Puisne Justice of the Supreme Court of Ceylon
- In office 1924–1935

Solicitor General of Ceylon
- In office 1915–1917

Personal details
- Spouse: Lady Madeleine Louise Garvin
- Alma mater: Royal College Colombo
- Profession: Lawyer

= Thomas Garvin =

Sri Lankan judge (1881–1940)

Sir Thomas Forrest Garvin II, KC (8 August 1881 – 19 June 1940) was a Ceylonese (Sri Lankan) judge and lawyer. He was a judge of the Supreme Court of Ceylon and Solicitor General of Ceylon.
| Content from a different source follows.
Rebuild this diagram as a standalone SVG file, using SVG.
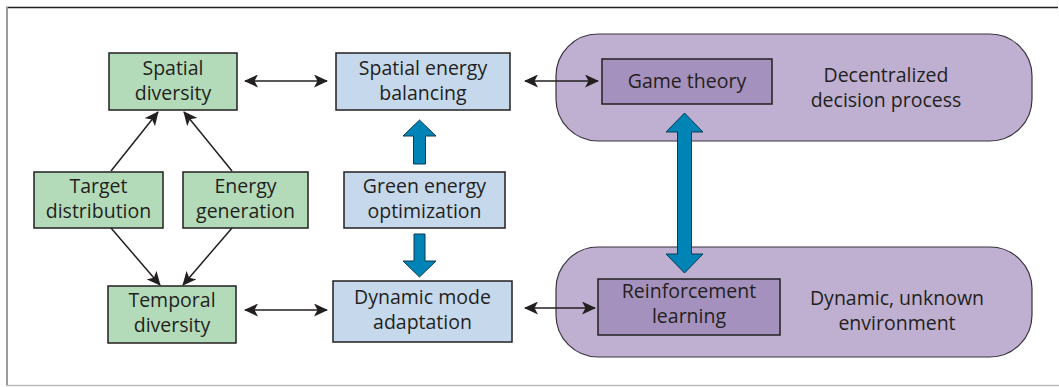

Born to Dr Thomas Forrest Garvin and Grace Louisa Vander Smagt, he was educated at Royal College Colombo and Colombo Law College. In 1903 he became an Advocate and began his legal practice and became the third Crown Counsel in 1908. He was promoted to Senior Crown Counsel in 1912; he went on to serve as acting Solicitor General and Additional District Judge of Colombo before he was confirmed in the appointment of Solicitor General in 1915. He served in this capacity until 1924 and served as acting Attorney General on several occasions. In this capacity he was an ex officio member of the Legislative Council of Ceylon. In 1924 he was appointed as a Puisne Judge of the Supreme Court of Ceylon and went on to serve as acting Chief Justice on three occasions.

He retired from the bench in 1935 and was made a Knight Bachelor in the 1935 Birthday Honours; previously he was appointed a King's Counsel. Garvin married Madeleine Louise Alvis, daughter of Arthur Alvis, proctor and member of the Legislative Council of Ceylon.